The authority would have “exclusive jurisdiction, responsibility and power to coordinate the efforts of all applicable state and local government entities, property owners and other private parties and other stakeholders” to develop a business plan for the land, which would include an inland port and a foreign trade zone. The board would be empowered to hear and decide appeals and requests related to certain land-use actions. Except for those appeals, the authority would not have powers “relating to the regulation of land uses” on the property.
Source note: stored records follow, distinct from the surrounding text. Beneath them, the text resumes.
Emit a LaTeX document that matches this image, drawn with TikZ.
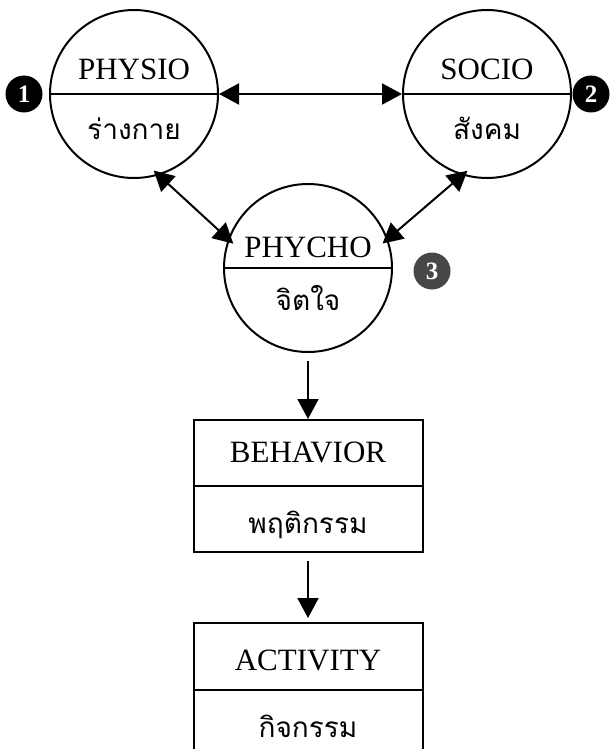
\documentclass[tikz,border=0pt]{standalone}
\usepackage{fontspec}
\setmainfont{Liberation Serif}
\newfontfamily\thaifont[Script=Thai]{Loma}
\usetikzlibrary{arrows.meta}
\tikzset{
    bigcirc/.style={circle, draw, line width=1pt, minimum size=84pt, inner sep=0pt},
    badge/.style={circle, fill=black, text=white, minimum size=18.5pt, inner sep=0pt, font=\bfseries\fontsize{12.5}{13}\selectfont},
    twobox/.style={rectangle, draw, line width=1pt, minimum width=114.5pt, minimum height=66pt},
    lbl/.style={anchor=base, inner sep=0pt, font=\fontsize{15.5}{16}\selectfont},
    thlbl/.style={anchor=base, inner sep=0pt, font=\thaifont\fontsize{14}{15}\selectfont},
    sep/.style={line width=1pt},
    link/.style={line width=1pt, {Triangle[length=10pt,width=10.5pt]}-{Triangle[length=10pt,width=10.5pt]}},
    flow/.style={line width=1pt, -{Triangle[length=10pt,width=10.5pt]}, shorten <=4pt}
}

\begin{document}
\begin{tikzpicture}[x=0.5pt, y=-0.5pt]
        \useasboundingbox (0,0) rectangle (611,749);
        \clip (0,0) rectangle (611,749);

        \def\y{94}
        \node[bigcirc] (physio) at (134,\y) {};
        \draw[sep] (physio.west) -- (physio.east);
        \node[lbl] (physioT) at (134,\y-14) {PHYSIO};
        \node[thlbl] (physioB) at (134,\y+46) {ร่างกาย};
        \node[badge] (b1) at (24,\y) {1};

        \node[bigcirc] (socio) at (487,\y) {};
        \draw[sep] (socio.west) -- (socio.east);
        \node[lbl] (socioT) at (487,\y-14) {SOCIO};
        \node[thlbl] (socioB) at (487,\y+46) {สังคม};
        \node[badge] (b2) at (591,\y) {2};

        \def\y{268}
        \node[bigcirc] (phycho) at (308,\y) {};
        \draw[sep] (phycho.west) -- (phycho.east);
        \node[lbl] (phychoT) at (308,\y-11) {PHYCHO};
        \node[thlbl] (phychoB) at (308,\y+42) {จิตใจ};
        \node[badge, fill=black!72] (b3) at (432,\y+3) {3};

        \draw[link] (physio.east) -- (socio.west);
        \draw[link, shorten <=-3.5pt, shorten >=-3.5pt] (physio.-73) -- (phycho.160);
        \draw[link, shorten <=-3.5pt, shorten >=-3.5pt] (socio.-107) -- (phycho.20);

        \def\y{486}
        \node[twobox] (behavior) at (308,\y) {};
        \draw[sep] (behavior.west) -- (behavior.east);
        \node[lbl] (behaviorT) at (308,\y-24) {BEHAVIOR};
        \node[thlbl] (behaviorB) at (308,\y+47) {พฤติกรรม};

        \def\y{690}
        \node[twobox, minimum height=67pt] (activity) at (308,\y) {};
        \draw[sep] (activity.west) -- (activity.east);
        \node[lbl] (activityT) at (308,\y-20) {ACTIVITY};
        \node[thlbl] (activityB) at (308,\y+47) {กิจกรรม};

        \draw[flow] (phycho.south) -- (behavior.north);
        \draw[flow, shorten >=2pt] (behavior.south) -- (activity.north);
\end{tikzpicture}
\end{document}
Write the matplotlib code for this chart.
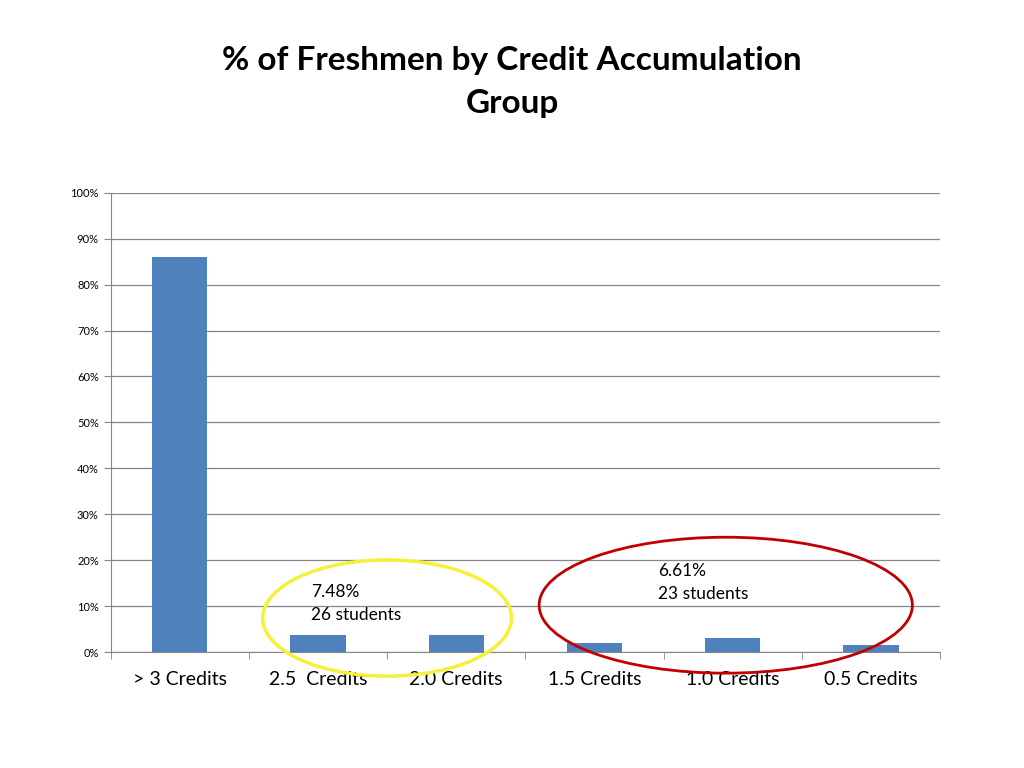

The board would consist of nine voting members and one nonvoting member. Members would include two appointed by the governor, including one from the Governor’s Office of Economic Development; one each appointed by the House and Senate; two appointed by the Salt Lake City mayor, including one from the Salt Lake Airport Authority; one appointed by the Salt Lake City Council; one appointed by the Salt Lake County mayor; and one appointed by the chair of the Permanent Community Impact Fund Board from the board’s membership. Salt Lake County’s economic development director would be a nonvoting member.

After the bill was posted, Biskupski voiced her opposition to it, and a previously planned discussion in a legislative committee was postponed.

The land specified in the bill has the same boundary on the west and south as does the city’s Northwest Quadrant Master Plan Area, an eastern boundary of Interstate 215, and extending to the city’s northern boundary, excluding the Salt Lake City International Airport.